● RECORDS TO USE
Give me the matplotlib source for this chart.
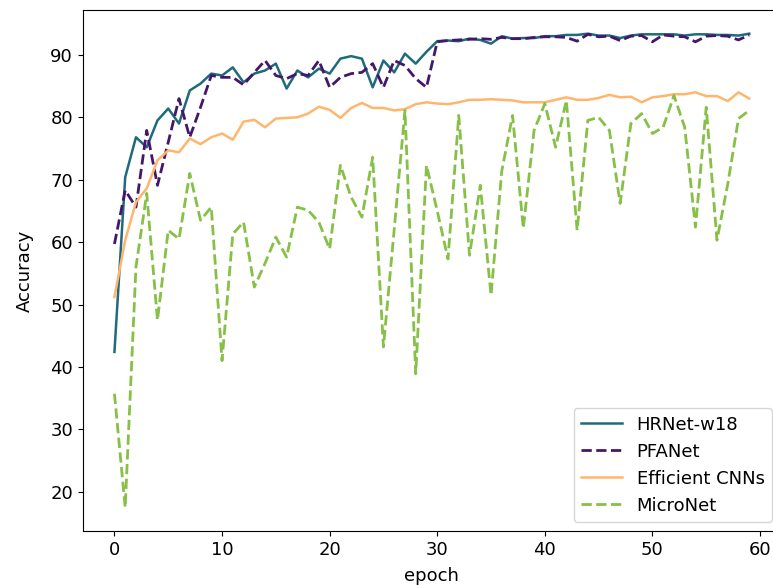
import numpy as np
import matplotlib
matplotlib.use("Agg")
import matplotlib.pyplot as plt

epochs = np.arange(60)

hrnet = [42.4, 70.4, 76.8, 75.2, 79.5, 81.4, 79.0, 84.3, 85.4, 87.0,
         86.7, 88.0, 85.6, 87.0, 87.5, 88.6, 84.6, 87.5, 86.4, 87.8,
         87.0, 89.4, 89.8, 89.4, 84.8, 89.1, 87.2, 90.2, 88.6, 90.5,
         92.2, 92.3, 92.2, 92.6, 92.4, 91.8, 93.0, 92.6, 92.7, 92.7,
         93.0, 93.0, 93.2, 93.2, 93.4, 93.1, 93.1, 92.7, 93.1, 93.3,
         93.3, 93.3, 93.3, 93.1, 93.3, 93.3, 93.2, 93.2, 93.1, 93.4]

pfanet = [59.7, 68.3, 65.6, 77.9, 69.1, 76.0, 83.0, 76.8, 81.6, 86.7,
          86.4, 86.4, 85.2, 87.2, 89.1, 86.7, 86.2, 87.0, 86.7, 89.1,
          84.8, 86.4, 87.0, 87.2, 88.6, 84.8, 89.1, 88.3, 86.2, 84.8,
          92.1, 92.3, 92.4, 92.5, 92.6, 92.5, 92.8, 92.6, 92.6, 92.8,
          92.9, 92.9, 92.8, 92.2, 93.3, 92.9, 93.0, 92.3, 93.0, 93.1,
          92.1, 93.2, 93.0, 92.9, 92.1, 93.0, 93.1, 93.0, 92.4, 93.2]

efficient = [51.2, 60.3, 66.4, 68.6, 73.1, 74.7, 74.4, 76.6, 75.7, 76.8,
             77.4, 76.4, 79.3, 79.6, 78.4, 79.8, 79.9, 80.0, 80.6, 81.7,
             81.2, 79.9, 81.5, 82.3, 81.5, 81.5, 81.1, 81.3, 82.1, 82.4,
             82.2, 82.1, 82.4, 82.8, 82.8, 82.9, 82.8, 82.7, 82.4, 82.4,
             82.4, 82.8, 83.2, 82.8, 82.8, 83.1, 83.6, 83.2, 83.3, 82.4,
             83.2, 83.4, 83.7, 83.7, 84.0, 83.4, 83.4, 82.6, 84.0, 83.0]

micronet = [35.7, 17.5, 56.0, 67.8, 47.5, 61.9, 60.5, 71.0, 63.5, 65.6,
            41.0, 61.3, 63.2, 52.8, 56.6, 60.8, 57.6, 65.6, 65.1, 63.2,
            58.9, 72.3, 67.2, 64.0, 73.6, 43.2, 62.0, 81.1, 38.9, 72.3,
            65.0, 57.3, 80.3, 57.9, 69.1, 51.5, 71.4, 80.3, 62.2, 77.9,
            82.2, 75.2, 82.7, 61.9, 79.5, 80.0, 77.9, 66.2, 79.0, 80.6,
            77.4, 78.4, 83.5, 78.4, 62.4, 81.6, 60.3, 69.3, 79.8, 81.1]

plt.rcParams['font.size'] = 13

fig = plt.figure(figsize=(7.73, 5.86), dpi=100)
# the original figure is cut off on the right, so the axes run past the edge
ax = fig.add_axes([82.7 / 773, 55 / 586, (781 - 82.7) / 773, 521 / 586])
ax.spines['right'].set_visible(False)

ax.plot(epochs, hrnet, color="#1e6b7b", lw=1.8, label="HRNet-w18")
ax.plot(epochs, pfanet, color="#45176b", lw=2.0, ls="--", label="PFANet")
ax.plot(epochs, efficient, color="#ffb66c", lw=1.8, label="Efficient CNNs")
ax.plot(epochs, micronet, color="#86c046", lw=2.0, ls="--", label="MicroNet")

ax.set_xlabel("epoch", labelpad=6)
ax.set_ylabel("Accuracy", labelpad=12)
ax.set_xticks([0, 10, 20, 30, 40, 50, 60])
ax.legend(loc="lower right", handlelength=2.3)

fig.savefig("out.png", dpi=100)
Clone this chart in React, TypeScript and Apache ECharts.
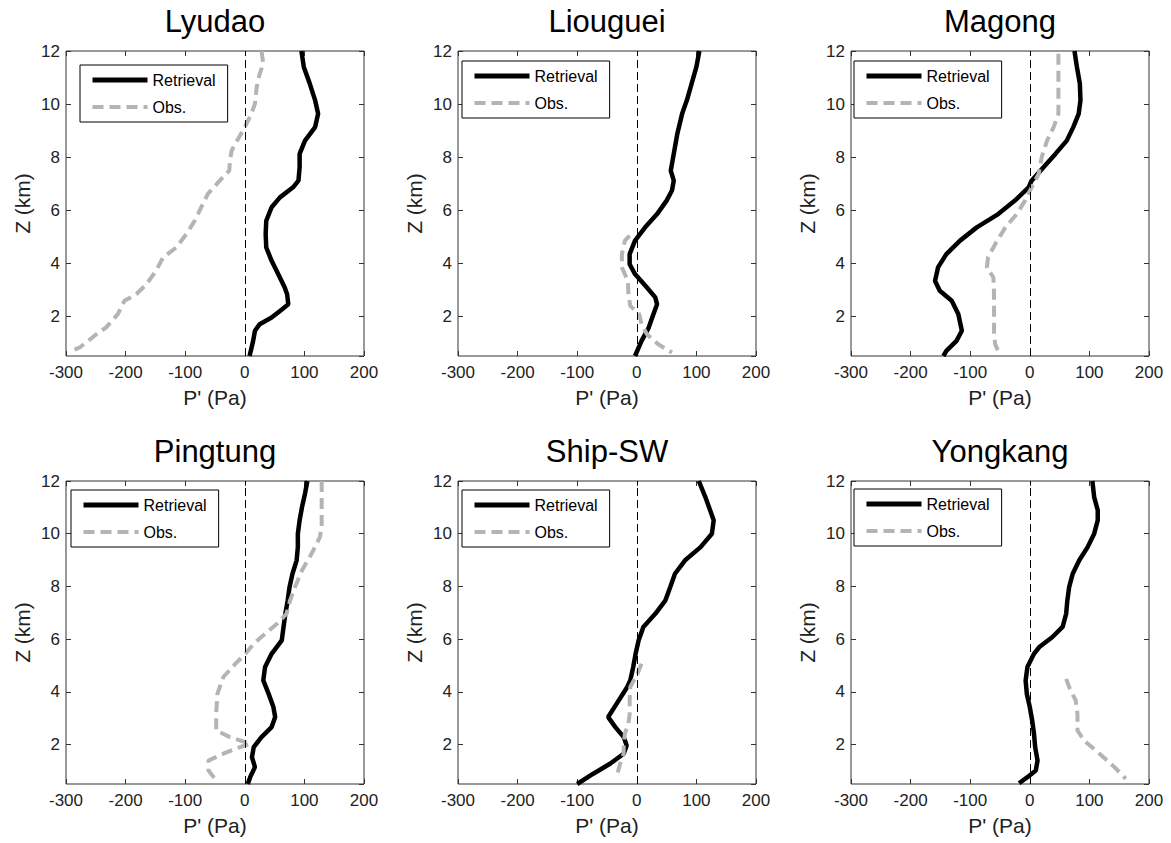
import React, { useEffect, useRef } from "react";
import * as echarts from "echarts";

// [P' (Pa), Z (km)] pairs
const lyudaoRetrieval = [[95,12],[99,11.4],[109,10.77],[118,10.14],[123,9.63],[118,9.13],[101,8.62],[92,8.12],[92,7.62],[90,7.11],[81,6.86],[59,6.48],[45,6.11],[36,5.6],[35,5.1],[36,4.59],[45,4.09],[56,3.59],[67,3.08],[71,2.83],[73,2.45],[59,2.2],[45,1.95],[25,1.7],[17,1.45],[14,1.07],[8,0.5]];
const lyudaoObs = [[28,12],[31,11.52],[25,11.14],[20,10.64],[17,10.01],[11,9.63],[0,9.13],[-13,8.62],[-22,8.25],[-25,7.87],[-26,7.49],[-42,7.11],[-62,6.61],[-73,6.11],[-84,5.6],[-98,5.1],[-115,4.59],[-137,4.22],[-149,3.71],[-165,3.21],[-182,2.83],[-202,2.58],[-213,2.08],[-233,1.57],[-249,1.32],[-277,0.82],[-291,0.69]];

const liougueiRetrieval = [[105,12],[100,11.4],[92,10.77],[84,10.14],[76,9.63],[68,8.88],[62,8.12],[57,7.49],[62,7.11],[59,6.74],[50,6.36],[34,5.85],[14,5.35],[-3,4.85],[-12,4.34],[-12,3.96],[-3,3.59],[17,3.08],[31,2.71],[34,2.45],[28,2.08],[20,1.57],[8,1.07],[-3,0.5]];
const liougueiObs = [[-12,5.04],[-20,4.85],[-25,4.34],[-25,3.84],[-15,3.33],[-14,2.83],[-11,2.39],[4,2.08],[8,1.7],[17,1.32],[36,0.94],[59,0.63]];

const magongRetrieval = [[75,12],[79,11.4],[84,10.77],[85,10.14],[82,9.63],[73,9.13],[62,8.62],[43,8.12],[23,7.62],[3,7.11],[-2,6.86],[-25,6.36],[-53,5.85],[-89,5.35],[-117,4.85],[-140,4.34],[-154,3.84],[-159,3.33],[-151,2.96],[-131,2.58],[-120,2.08],[-114,1.45],[-123,1.07],[-140,0.69],[-145,0.5]];
const magongObs = [[48,11.9],[48,10.77],[48,9.63],[40,9.13],[29,8.62],[20,8.0],[15,7.37],[3,6.86],[-8,6.36],[-22,5.85],[-41,5.35],[-58,4.72],[-70,4.22],[-72,3.84],[-61,3.46],[-60,2.83],[-60,1.95],[-60,1.32],[-58,0.94],[-53,0.69]];

const pingtungRetrieval = [[105,12],[101,11.52],[96,11.01],[92,10.51],[89,10.0],[89,9.49],[87,8.99],[80,8.48],[75,7.97],[72,7.47],[68,6.96],[65,6.46],[62,5.95],[45,5.44],[34,4.94],[31,4.43],[40,3.92],[48,3.42],[51,3.04],[45,2.66],[28,2.28],[15,1.9],[12,1.52],[17,1.14],[9,0.76],[5,0.5]];
const pingtungObs = [[129,12],[129,11.14],[129,10.25],[126,9.87],[112,9.24],[96,8.61],[84,7.97],[76,7.47],[70,6.96],[54,6.58],[34,6.2],[15,5.82],[1,5.44],[-16,5.06],[-36,4.56],[-46,3.92],[-48,3.16],[-48,2.53],[-25,2.28],[9,2.03],[-8,1.9],[-36,1.65],[-61,1.39],[-61,1.01],[-50,0.7]];

const shipSWRetrieval = [[104,12],[115,11.39],[123,10.89],[129,10.51],[126,10.0],[107,9.49],[81,8.99],[64,8.48],[56,7.97],[48,7.47],[31,6.96],[11,6.46],[3,5.95],[-2,5.44],[-6,4.94],[-11,4.43],[-16,4.18],[-34,3.54],[-48,3.04],[-36,2.66],[-22,2.28],[-17,1.96],[-22,1.65],[-45,1.27],[-73,0.89],[-100,0.5]];
const shipSWObs = [[8,5.06],[1,4.68],[-11,4.18],[-12,3.67],[-12,3.16],[-14,2.78],[-20,2.41],[-22,2.03],[-22,1.65],[-28,1.27],[-34,0.76]];

const yongkangRetrieval = [[105,12],[108,11.39],[114,10.89],[114,10.51],[108,10.0],[97,9.49],[83,8.99],[72,8.48],[66,7.97],[63,7.47],[61,6.96],[55,6.46],[38,6.08],[16,5.7],[7,5.44],[-4,4.94],[-7,4.43],[-5,3.92],[0,3.42],[4,2.91],[7,2.41],[9,1.9],[13,1.39],[10,1.01],[-4,0.76],[-18,0.53]];
const yongkangObs = [[61,4.49],[66,4.18],[77,3.67],[80,3.16],[80,2.53],[91,2.15],[117,1.65],[142,1.14],[161,0.7]];

const stationNames = ["Lyudao", "Liouguei", "Magong", "Pingtung", "Ship-SW", "Yongkang"];
const retrievalData = [lyudaoRetrieval, liougueiRetrieval, magongRetrieval, pingtungRetrieval, shipSWRetrieval, yongkangRetrieval];
const obsData = [lyudaoObs, liougueiObs, magongObs, pingtungObs, shipSWObs, yongkangObs];
const seriesNames = ["Retrieval", "Obs."];
const xRange = [-300, 200];
const yRange = [0.5, 12];

// layout
const gridLefts = [66, 458, 851];
const gridTops = [51, 481];
const gridHeights = [305, 303];
const gridWidth = 298;
const legendPos = [[80, 65], [462, 61], [854, 61], [71, 490], [462, 490], [854, 489]];
const titleTops = [6, 436];

const FONT = "'Liberation Sans', Arial, Helvetica, sans-serif";
const GRAY = "#b4b4b4";
const OBS_DASH = [11, 6];

function buildOption() {
  const grid: any[] = [];
  const xAxis: any[] = [];
  const yAxis: any[] = [];
  const series: any[] = [];
  const title: any[] = [];
  const legend: any[] = [];
  const hiddenSymbol = { color: "rgba(0,0,0,0)", borderWidth: 0, opacity: 0 };

  for (let i = 0; i < 6; i++) {
    const col = i % 3;
    const row = Math.floor(i / 3);
    const left = gridLefts[col];
    const top = gridTops[row];
    const height = gridHeights[row];
    grid.push({
      left, top, width: gridWidth, height,
      show: true, borderColor: "#333", borderWidth: 1, backgroundColor: "#fff",
    });
    title.push({
      text: stationNames[i],
      left: left + gridWidth / 2,
      top: titleTops[row],
      textAlign: "center",
      padding: 0,
      textStyle: { fontSize: 31, fontWeight: "normal", color: "#000", fontFamily: FONT },
    });
    const tick = { show: true, inside: true, length: 5, lineStyle: { color: "#333", width: 1 } };
    xAxis.push({
      type: "value", gridIndex: i, position: "bottom", min: xRange[0], max: xRange[1], interval: 100,
      axisLine: { show: false, onZero: false }, axisTick: tick, splitLine: { show: false },
      axisLabel: { margin: 8, fontSize: 17, color: "#222", fontFamily: FONT },
      name: "P' (Pa)", nameLocation: "middle", nameGap: 31, nameMoveOverlap: false,
      nameTextStyle: { fontSize: 21, color: "#222", fontFamily: FONT },
    });
    xAxis.push({
      type: "value", gridIndex: i, position: "top", min: xRange[0], max: xRange[1], interval: 100,
      axisLine: { show: false, onZero: false }, axisTick: tick, splitLine: { show: false },
      axisLabel: { show: false },
    });
    yAxis.push({
      type: "value", gridIndex: i, position: "left", min: yRange[0], max: yRange[1], splitNumber: 5,
      axisLine: { show: false, onZero: false }, axisTick: tick, splitLine: { show: false },
      axisLabel: { margin: 6, fontSize: 17, color: "#222", fontFamily: FONT, showMinLabel: false },
      name: "Z (km)", nameLocation: "middle", nameGap: 33, nameMoveOverlap: false,
      nameTextStyle: { fontSize: 21, color: "#222", fontFamily: FONT },
    });
    yAxis.push({
      type: "value", gridIndex: i, position: "right", min: yRange[0], max: yRange[1], splitNumber: 5,
      axisLine: { show: false, onZero: false }, axisTick: tick, splitLine: { show: false },
      axisLabel: { show: false },
    });
    series.push({
      name: seriesNames[0], type: "line", xAxisIndex: 2 * i, yAxisIndex: 2 * i,
      data: retrievalData[i], symbol: "none", showSymbol: false,
      lineStyle: { color: "#000", width: 4.5 }, itemStyle: { color: "#000" },
      markLine: {
        silent: true, symbol: ["none", "none"], label: { show: false },
        lineStyle: { color: "#000", width: 1, type: [8, 4] },
        data: [{ xAxis: 0 }],
      },
      z: 3,
    });
    series.push({
      name: seriesNames[1], type: "line", xAxisIndex: 2 * i, yAxisIndex: 2 * i,
      data: obsData[i], symbol: "none", showSymbol: false,
      lineStyle: { color: GRAY, width: 4, type: OBS_DASH }, itemStyle: { color: GRAY },
      z: 4,
    });
    legend.push({
      orient: "vertical",
      left: legendPos[i][0], top: legendPos[i][1],
      itemWidth: 55, itemHeight: 16, itemGap: 11,
      padding: [7, 12, 7, 10],
      borderColor: "#000", borderWidth: 1, backgroundColor: "#fff",
      selectedMode: false,
      textStyle: { fontSize: 16, color: "#000", fontFamily: FONT },
      data: [
        { name: seriesNames[0], itemStyle: hiddenSymbol, lineStyle: { color: "#000", width: 5, type: "solid" } },
        { name: seriesNames[1], itemStyle: hiddenSymbol, lineStyle: { color: GRAY, width: 4, type: OBS_DASH } },
      ],
    });
  }

  return {
    animation: false,
    backgroundColor: "#fff",
    title, grid, xAxis, yAxis, series, legend,
  };
}

export default function App() {
  const ref = useRef<HTMLDivElement>(null);
  useEffect(() => {
    if (!ref.current) return;
    const chart = echarts.init(ref.current, undefined, { renderer: "svg" });
    chart.setOption(buildOption() as any);
    return () => chart.dispose();
  }, []);
  return (
    <div
      ref={ref}
      style={{ position: "absolute", left: 0, top: 0, width: 1171, height: 843, background: "#fff" }}
    />
  );
}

● EXERCISE INSTRUCTIONS
Write out every line of the data that holds the word "matplotlib".

● RESULT OF THIS EXERCISE
Give me the matplotlib source for this chart.
import matplotlib
matplotlib.use("Agg")
import matplotlib.pyplot as plt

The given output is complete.